Walt Disney Co (NYSE: DIS) stock down roughly 40% from its year-to-date high is an “absolute” buy, says Nicole Webb. She’s the SVP and Financial Advisor at Wealth Enhancement Group.
Disney is growth at a reasonable price
Webb dubs the entertainment conglomerate a textbook definition of “growth at a reasonable price”. She’s bullish on both its media and parks businesses. This evening on CNBC’s “Closing Bell: Overtime”, Webb said:
[Walt Disney] is a brand powerhouse. It has the best, evergreen intellectual property in media and it has been able to attract people to its parks with penetration pricing that outpaces inflation over the decades.
In May, the American multinational reported weaker-than-expected results for its fiscal Q2. Subscriber growth at Disney+ (streaming service), however, topped estimates.
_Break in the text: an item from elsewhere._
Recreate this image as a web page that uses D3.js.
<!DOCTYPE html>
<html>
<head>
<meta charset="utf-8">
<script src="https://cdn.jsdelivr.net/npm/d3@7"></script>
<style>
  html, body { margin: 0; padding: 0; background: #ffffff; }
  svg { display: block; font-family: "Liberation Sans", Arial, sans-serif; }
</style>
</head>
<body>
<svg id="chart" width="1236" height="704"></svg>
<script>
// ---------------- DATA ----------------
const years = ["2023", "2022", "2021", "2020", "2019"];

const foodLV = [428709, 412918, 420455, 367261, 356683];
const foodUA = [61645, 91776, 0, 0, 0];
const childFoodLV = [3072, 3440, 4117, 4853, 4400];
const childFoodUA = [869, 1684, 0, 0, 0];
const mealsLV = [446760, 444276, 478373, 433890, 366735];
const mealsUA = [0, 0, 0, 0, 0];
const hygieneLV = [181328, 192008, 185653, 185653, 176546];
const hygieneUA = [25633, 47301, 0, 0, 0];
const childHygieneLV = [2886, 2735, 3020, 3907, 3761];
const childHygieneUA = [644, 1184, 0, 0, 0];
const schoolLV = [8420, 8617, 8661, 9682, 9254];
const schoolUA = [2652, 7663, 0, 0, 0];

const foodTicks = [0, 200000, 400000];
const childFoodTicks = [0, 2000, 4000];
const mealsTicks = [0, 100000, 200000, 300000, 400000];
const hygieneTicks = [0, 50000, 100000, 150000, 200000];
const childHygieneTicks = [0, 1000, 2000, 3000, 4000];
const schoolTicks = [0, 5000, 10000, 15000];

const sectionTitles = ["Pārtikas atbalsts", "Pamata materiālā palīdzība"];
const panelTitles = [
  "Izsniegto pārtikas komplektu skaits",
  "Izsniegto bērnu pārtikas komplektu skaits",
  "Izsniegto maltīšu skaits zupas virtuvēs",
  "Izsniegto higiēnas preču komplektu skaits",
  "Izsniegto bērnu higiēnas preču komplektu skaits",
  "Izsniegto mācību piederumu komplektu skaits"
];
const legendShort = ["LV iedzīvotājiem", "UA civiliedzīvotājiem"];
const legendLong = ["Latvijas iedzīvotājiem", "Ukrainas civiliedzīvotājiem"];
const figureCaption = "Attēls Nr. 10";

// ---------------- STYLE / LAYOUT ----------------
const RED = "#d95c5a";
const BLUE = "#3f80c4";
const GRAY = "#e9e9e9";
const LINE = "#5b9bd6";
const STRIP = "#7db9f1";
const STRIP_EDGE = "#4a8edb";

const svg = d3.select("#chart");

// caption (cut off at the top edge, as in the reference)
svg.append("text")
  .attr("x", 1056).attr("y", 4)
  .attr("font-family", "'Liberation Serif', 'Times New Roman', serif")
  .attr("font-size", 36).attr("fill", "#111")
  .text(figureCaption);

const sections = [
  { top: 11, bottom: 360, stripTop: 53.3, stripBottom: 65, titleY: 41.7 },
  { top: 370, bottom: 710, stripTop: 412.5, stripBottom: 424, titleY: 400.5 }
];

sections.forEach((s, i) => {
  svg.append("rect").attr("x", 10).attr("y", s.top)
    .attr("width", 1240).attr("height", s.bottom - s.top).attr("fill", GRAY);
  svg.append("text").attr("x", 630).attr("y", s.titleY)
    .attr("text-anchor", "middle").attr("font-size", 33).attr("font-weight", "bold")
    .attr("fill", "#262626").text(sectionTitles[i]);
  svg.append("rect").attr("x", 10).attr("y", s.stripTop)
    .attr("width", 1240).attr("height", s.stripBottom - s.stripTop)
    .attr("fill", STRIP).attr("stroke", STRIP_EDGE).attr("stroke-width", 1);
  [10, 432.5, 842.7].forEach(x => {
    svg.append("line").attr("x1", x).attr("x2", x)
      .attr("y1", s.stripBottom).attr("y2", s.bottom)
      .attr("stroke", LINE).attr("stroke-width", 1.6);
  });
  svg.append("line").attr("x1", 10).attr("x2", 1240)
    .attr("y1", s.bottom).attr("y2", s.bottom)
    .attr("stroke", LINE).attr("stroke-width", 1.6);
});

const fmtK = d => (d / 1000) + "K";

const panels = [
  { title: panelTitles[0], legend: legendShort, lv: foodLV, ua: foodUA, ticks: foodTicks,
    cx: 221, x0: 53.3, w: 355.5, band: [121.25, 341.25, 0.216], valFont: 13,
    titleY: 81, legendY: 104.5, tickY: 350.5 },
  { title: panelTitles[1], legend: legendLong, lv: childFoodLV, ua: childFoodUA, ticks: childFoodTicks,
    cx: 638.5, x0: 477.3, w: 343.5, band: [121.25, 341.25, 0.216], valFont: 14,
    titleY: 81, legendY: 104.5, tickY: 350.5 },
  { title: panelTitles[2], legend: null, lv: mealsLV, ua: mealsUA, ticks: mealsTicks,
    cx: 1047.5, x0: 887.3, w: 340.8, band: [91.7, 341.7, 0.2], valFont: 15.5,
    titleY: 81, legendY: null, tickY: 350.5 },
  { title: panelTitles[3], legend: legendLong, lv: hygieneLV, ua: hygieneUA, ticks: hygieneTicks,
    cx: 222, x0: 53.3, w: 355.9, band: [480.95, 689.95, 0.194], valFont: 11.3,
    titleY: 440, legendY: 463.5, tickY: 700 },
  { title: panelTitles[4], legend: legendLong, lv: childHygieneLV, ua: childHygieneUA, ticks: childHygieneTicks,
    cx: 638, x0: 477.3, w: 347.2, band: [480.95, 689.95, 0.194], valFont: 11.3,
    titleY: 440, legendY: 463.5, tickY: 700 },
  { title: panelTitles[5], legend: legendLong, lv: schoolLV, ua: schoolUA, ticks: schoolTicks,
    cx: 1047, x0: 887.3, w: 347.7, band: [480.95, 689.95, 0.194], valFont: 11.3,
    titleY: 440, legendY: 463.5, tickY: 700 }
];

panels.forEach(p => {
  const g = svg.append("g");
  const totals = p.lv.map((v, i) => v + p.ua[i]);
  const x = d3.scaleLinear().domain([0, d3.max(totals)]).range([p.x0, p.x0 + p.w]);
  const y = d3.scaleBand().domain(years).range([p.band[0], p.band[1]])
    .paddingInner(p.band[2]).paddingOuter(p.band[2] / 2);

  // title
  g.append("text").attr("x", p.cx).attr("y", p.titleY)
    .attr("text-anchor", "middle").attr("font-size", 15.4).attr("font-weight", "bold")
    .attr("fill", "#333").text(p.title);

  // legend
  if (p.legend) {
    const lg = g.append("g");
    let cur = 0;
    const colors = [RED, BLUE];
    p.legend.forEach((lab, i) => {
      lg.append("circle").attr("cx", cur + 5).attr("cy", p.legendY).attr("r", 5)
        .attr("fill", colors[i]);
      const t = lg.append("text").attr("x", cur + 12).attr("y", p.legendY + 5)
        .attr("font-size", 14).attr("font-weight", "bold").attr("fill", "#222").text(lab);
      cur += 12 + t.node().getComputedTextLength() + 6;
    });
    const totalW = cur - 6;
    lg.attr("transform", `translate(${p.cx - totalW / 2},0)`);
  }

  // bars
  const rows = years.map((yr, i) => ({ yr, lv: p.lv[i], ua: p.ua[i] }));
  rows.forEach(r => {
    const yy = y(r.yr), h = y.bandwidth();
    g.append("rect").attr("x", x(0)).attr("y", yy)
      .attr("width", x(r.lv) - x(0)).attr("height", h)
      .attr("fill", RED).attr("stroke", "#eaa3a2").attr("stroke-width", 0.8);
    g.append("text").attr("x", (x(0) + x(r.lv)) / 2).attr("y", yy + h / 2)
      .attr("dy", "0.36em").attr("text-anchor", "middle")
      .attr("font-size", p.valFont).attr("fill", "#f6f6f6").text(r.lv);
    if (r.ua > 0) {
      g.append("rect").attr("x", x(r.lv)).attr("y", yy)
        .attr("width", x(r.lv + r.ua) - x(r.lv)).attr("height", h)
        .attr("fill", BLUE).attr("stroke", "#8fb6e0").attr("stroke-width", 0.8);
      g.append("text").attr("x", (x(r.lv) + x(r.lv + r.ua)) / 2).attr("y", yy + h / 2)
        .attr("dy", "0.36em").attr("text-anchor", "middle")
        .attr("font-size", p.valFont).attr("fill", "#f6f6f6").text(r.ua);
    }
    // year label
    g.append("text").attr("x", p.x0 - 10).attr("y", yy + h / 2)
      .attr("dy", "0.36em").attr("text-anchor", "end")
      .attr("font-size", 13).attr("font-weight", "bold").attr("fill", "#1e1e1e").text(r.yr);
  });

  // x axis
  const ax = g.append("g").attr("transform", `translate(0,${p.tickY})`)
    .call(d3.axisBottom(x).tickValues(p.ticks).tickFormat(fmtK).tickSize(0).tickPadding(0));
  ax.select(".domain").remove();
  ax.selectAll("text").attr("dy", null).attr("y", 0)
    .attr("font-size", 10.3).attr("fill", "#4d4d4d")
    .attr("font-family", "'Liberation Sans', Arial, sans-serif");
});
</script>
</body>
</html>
Disney stock should trade at around $138
Webb sees upside to around $138 a share in Disney that translates to a more than 45% upside from here. At 18 times earnings, she reiterated, the stock is quite inexpensive, particularly for the long-term investors.
Anywhere in the neighborhood of a discount of 30% off of that high that we saw last year would be a reasonable price for me. As a point of entry right now, it just feels like a long-term investors’ absolute buy-in.
Disneyland in Shanghai reopened on Thursday after two months of COVID-related shutdown, which as per Jim Cramer, is a reason to buy Disney stock. Wall Street currently rates it at “overweight” as well.